# [Aim of the task]
Repeat, exactly and completely, the material that follows. Omit the pictures.

==== Given information ====

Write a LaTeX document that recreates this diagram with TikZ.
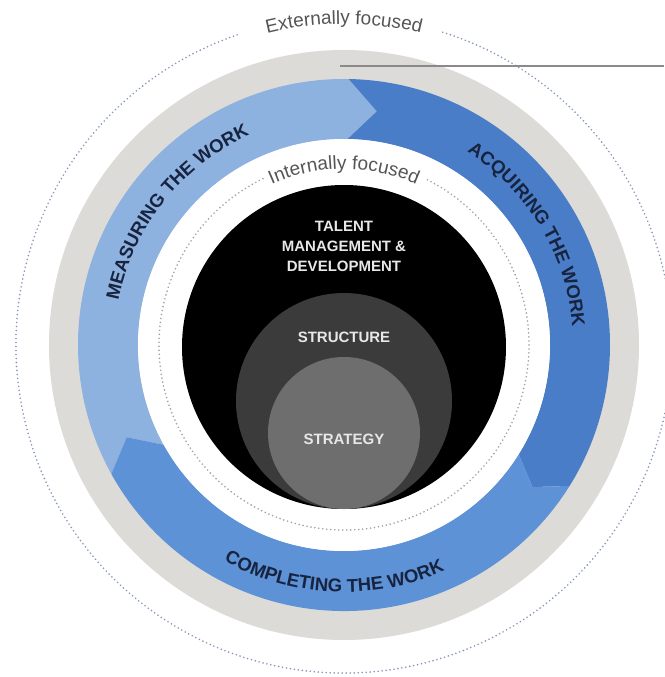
\documentclass[tikz,border=0pt]{standalone}
\usepackage{fontspec}
\setmainfont{Liberation Sans}
\newfontfamily\diagfont{Liberation Sans}
\usetikzlibrary{decorations.text}
\definecolor{ringgray}{HTML}{DDDBD7}
\definecolor{lightblue}{HTML}{8EB2DF}
\definecolor{darkblue}{HTML}{4A7DC7}
\definecolor{midblue}{HTML}{5D92D6}
\definecolor{navytext}{HTML}{17233F}
\definecolor{outerdot}{HTML}{8797BA}
\definecolor{innerdot}{HTML}{9EA2AB}
\definecolor{focustext}{HTML}{555555}
\definecolor{structgray}{HTML}{3B3B3B}
\definecolor{strategygray}{HTML}{6E6E6E}
\definecolor{coretext}{HTML}{E8E8E8}
\definecolor{calloutgray}{HTML}{8A8A8A}
\tikzset{
  dotring/.style={line width=1.8pt, dash pattern=on 0pt off 4pt, line cap=round},
  ringlabel/.style={decorate, decoration={text along path, text align=center,
      text color=navytext,
      text={|\diagfont\bfseries\fontsize{18.5}{20}\selectfont|#1}}},
  focuslabel/.style={decorate, decoration={text along path, text align=center,
      text color=focustext,
      text={|\diagfont\fontsize{19}{20}\selectfont|#1}}},
  corelabel/.style={text=coretext, font=\diagfont\bfseries\fontsize{15}{20}\selectfont, align=center, inner sep=0pt},
  callout/.style={draw=calloutgray, line width=1.4pt}
}
\begin{document}
\begin{tikzpicture}[x=1pt,y=1pt]
\useasboundingbox (-344,-332) rectangle (320,345);
\fill[white] (-344,-332) rectangle (320,345);

% outer dotted circle with gap for the label
\draw[dotring, draw=outerdot] (109:328) arc[start angle=109, end angle=433, radius=328];
\path[focuslabel={Externally focused}] (130:321) arc[start angle=130, end angle=50, radius=321];

% gray ring
\fill[ringgray] (0,0) circle[radius=295];

% callout line
\coordinate (calloutstart) at (-4,279);
\coordinate (calloutend) at (320,279);
\draw[callout] (calloutstart) -- (calloutend);

% blue segments
\fill[lightblue] (89:266) arc[start angle=89, end angle=209, radius=266] -- (203:236)
  -- (209:206) arc[start angle=209, end angle=89, radius=206] -- (82:236) -- cycle;
\fill[darkblue] (89:266) arc[start angle=89, end angle=-32, radius=266] -- (-37:236)
  -- (-32:206) arc[start angle=-32, end angle=89, radius=206] -- (82:236) -- cycle;
\fill[midblue] (209:266) arc[start angle=209, end angle=328, radius=266] -- (323:236)
  -- (328:206) arc[start angle=328, end angle=209, radius=206] -- (203:236) -- cycle;

% ring labels
\path[ringlabel={MEASURING THE WORK}] (181.5:230) arc[start angle=181.5, end angle=101.5, radius=230];
\path[ringlabel={ACQUIRING THE WORK}] (71:229) arc[start angle=71, end angle=-9, radius=229];
\path[ringlabel={COMPLETING THE WORK}] (227.5:247) arc[start angle=227.5, end angle=307.5, radius=247];

% inner white area
\fill[white] (0,0) circle[radius=206];
\draw[dotring, draw=innerdot] (116:185) arc[start angle=116, end angle=424, radius=185];
\path[focuslabel={Internally focused}] (125:176) arc[start angle=125, end angle=55, radius=176];

% core circles
\fill[black] (0,-2) circle[radius=162];
\fill[structgray] (0,-56) circle[radius=108];
\fill[strategygray] (0,-88) circle[radius=76];

\node[corelabel] (talent) at (0,98.5) {TALENT\\MANAGEMENT \&\\DEVELOPMENT};
\node[corelabel] (structure) at (0,8) {STRUCTURE};
\node[corelabel] (strategy) at (0,-94) {STRATEGY};
\end{tikzpicture}
\end{document}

====

# [Answer below]
Write a LaTeX document that recreates this diagram with TikZ.
\documentclass[tikz,border=0pt]{standalone}
\usepackage{fontspec}
\setmainfont{Liberation Sans}
\newfontfamily\diagfont{Liberation Sans}
\usetikzlibrary{decorations.text}
\definecolor{ringgray}{HTML}{DDDBD7}
\definecolor{lightblue}{HTML}{8EB2DF}
\definecolor{darkblue}{HTML}{4A7DC7}
\definecolor{midblue}{HTML}{5D92D6}
\definecolor{navytext}{HTML}{17233F}
\definecolor{outerdot}{HTML}{8797BA}
\definecolor{innerdot}{HTML}{9EA2AB}
\definecolor{focustext}{HTML}{555555}
\definecolor{structgray}{HTML}{3B3B3B}
\definecolor{strategygray}{HTML}{6E6E6E}
\definecolor{coretext}{HTML}{E8E8E8}
\definecolor{calloutgray}{HTML}{8A8A8A}
\tikzset{
  dotring/.style={line width=1.8pt, dash pattern=on 0pt off 4pt, line cap=round},
  ringlabel/.style={decorate, decoration={text along path, text align=center,
      text color=navytext,
      text={|\diagfont\bfseries\fontsize{18.5}{20}\selectfont|#1}}},
  focuslabel/.style={decorate, decoration={text along path, text align=center,
      text color=focustext,
      text={|\diagfont\fontsize{19}{20}\selectfont|#1}}},
  corelabel/.style={text=coretext, font=\diagfont\bfseries\fontsize{15}{20}\selectfont, align=center, inner sep=0pt},
  callout/.style={draw=calloutgray, line width=1.4pt}
}
\begin{document}
\begin{tikzpicture}[x=1pt,y=1pt]
\useasboundingbox (-344,-332) rectangle (320,345);
\fill[white] (-344,-332) rectangle (320,345);

% outer dotted circle with gap for the label
\draw[dotring, draw=outerdot] (109:328) arc[start angle=109, end angle=433, radius=328];
\path[focuslabel={Externally focused}] (130:321) arc[start angle=130, end angle=50, radius=321];

% gray ring
\fill[ringgray] (0,0) circle[radius=295];

% callout line
\coordinate (calloutstart) at (-4,279);
\coordinate (calloutend) at (320,279);
\draw[callout] (calloutstart) -- (calloutend);

% blue segments
\fill[lightblue] (89:266) arc[start angle=89, end angle=209, radius=266] -- (203:236)
  -- (209:206) arc[start angle=209, end angle=89, radius=206] -- (82:236) -- cycle;
\fill[darkblue] (89:266) arc[start angle=89, end angle=-32, radius=266] -- (-37:236)
  -- (-32:206) arc[start angle=-32, end angle=89, radius=206] -- (82:236) -- cycle;
\fill[midblue] (209:266) arc[start angle=209, end angle=328, radius=266] -- (323:236)
  -- (328:206) arc[start angle=328, end angle=209, radius=206] -- (203:236) -- cycle;

% ring labels
\path[ringlabel={MEASURING THE WORK}] (181.5:230) arc[start angle=181.5, end angle=101.5, radius=230];
\path[ringlabel={ACQUIRING THE WORK}] (71:229) arc[start angle=71, end angle=-9, radius=229];
\path[ringlabel={COMPLETING THE WORK}] (227.5:247) arc[start angle=227.5, end angle=307.5, radius=247];

% inner white area
\fill[white] (0,0) circle[radius=206];
\draw[dotring, draw=innerdot] (116:185) arc[start angle=116, end angle=424, radius=185];
\path[focuslabel={Internally focused}] (125:176) arc[start angle=125, end angle=55, radius=176];

% core circles
\fill[black] (0,-2) circle[radius=162];
\fill[structgray] (0,-56) circle[radius=108];
\fill[strategygray] (0,-88) circle[radius=76];

\node[corelabel] (talent) at (0,98.5) {TALENT\\MANAGEMENT \&\\DEVELOPMENT};
\node[corelabel] (structure) at (0,8) {STRUCTURE};
\node[corelabel] (strategy) at (0,-94) {STRATEGY};
\end{tikzpicture}
\end{document}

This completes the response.